最高で時速200Kmもの速度で飛行できる彼らの羽ばたきは
この単純なロボットに素晴らしい知恵を授けてくれた。

離陸、着陸、ホバリングなどは到底真似のできるものではないが、
高速飛行時の羽ばたきは、局所的ではあるがサイバードの羽ばたきに
近くなるのではないか?という事。
人間が手のひらを閉じた様な状態で羽ばたいているのである。
一般に一枚一枚の羽根の隙間は上昇時に役に立つという事が知られているが、
高速飛行時は、まるでハチドリのような単純な羽ばたき運動になっているのでは
ないか?という事。でないと羽根がもげてしまうだろうし、スピードを出す事は
不可能だろう。

高速飛行中の上昇下降は尾翼も使うだろうが、加速時に尾翼に頼っていると
失速してしまい効率が良くないので、他の方法を利用している。というのが、
自分の最大の発見だった。
これはサイバード無しでは見つけることができなかっただろう。

詳しい説明は後ほど…
鳥が、隊列を組んで飛んでいる光景は、小さい頃から幾度と無く目にしている。小鳥達の場合は身を守る事に重点があって、列というよりは集団、団塊となって飛んでいるようだ。
が、やや大型の鳥となると、綺麗なV字型だったり斜め一直線に、まるで仲間たちが組んだ列が見渡せるような位置に身を置いているようだ。そこでハッとしたのは、大気や風の状態が、隊列の[膨らみ]や、[歪み]、[遅れ]などから、大域的に把握しやすいのではないかという事だ。仲間の列は、そのまま空気の状態を立体的・動的に描き出している訳だ…。渡航するのに有益な情報になるだろう。
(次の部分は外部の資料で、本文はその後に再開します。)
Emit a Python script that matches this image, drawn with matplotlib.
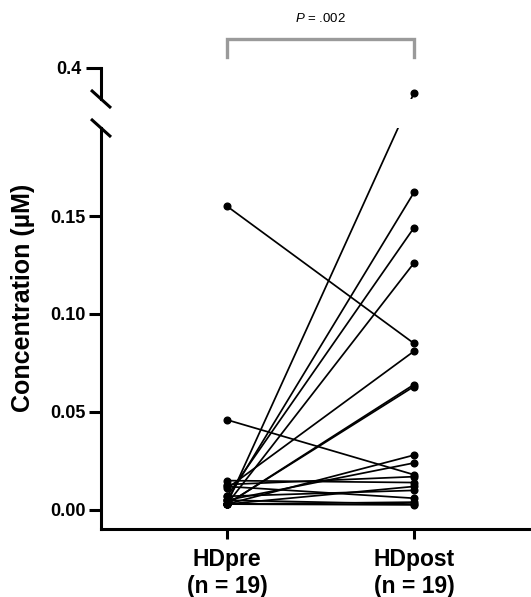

ツバメは…単独で海を渡るそうだ。オーストラリア北部と日本を、一匹ずつ…。足が強くなく、水を飲んだり仮眠する時まで飛びながらということがあるそうだ。
サイバードの癖 空気を押す事
熱心な方は「原理」のページにて、サイバードには前転傾向の癖がある事を
肌で感じてもらえたかもしれない。

感の鋭い方は既に「前転傾向」の必要性に疑問をお持ちだろう。
鳥は常に、そんな不均等な力を必要としているだろうか?
これではまるで、糸の付いた凧のように
あまりにも不自由ではないか?

まさにお察しのとおり
自ら生み出したバランスに束縛されて、自由には飛べなくなっている。
それがサイバードの癖

では、どうすれば自由を得られるのか?

それはサイバードを超えた理屈であって、
市販製品では実現されていない部分だ…

しかしながら、
糸の切れた凧をどう操るかも問題なのである

「挑戦」のページにてその一端を垣間見て欲しい

ツバメ(鳥)は筋肉で身体をねじったり折り曲げたり反らしたりと、非常に柔軟に主翼と尾翼を使いこなしている。
高速飛行中は、この動作は小さくなる…と言うか僅かなひねりで十分になる。速度を落とさずに方向を修正しようとした場合、最も効率的なのは推力となる羽ばたきに僅かな変化を加えれば可能になるのだ。その変化とは…
「羽ばたきの位置をずらす」という事。それにはいくつか特徴的な方法が存在する。主翼が生み出す推力には右の翼と左の翼という双発機のような構造があるが、片方の翼から少し力を抜く、あるいは片方の翼に、より力を加える事で左右方向への推力の偏りが出てくる。それだけではなく、羽ばたきの上限と下限を移動させる事で今度は上下方向への偏りが現れてくる。この時、尾翼は舵としてではなく、単に姿勢を安定させる補助翼のような役割で十分なのだ。
つまり推力の中心点を上下左右にコントロールする事で、速度を落とさずに方向転換する事が実現出来る訳である。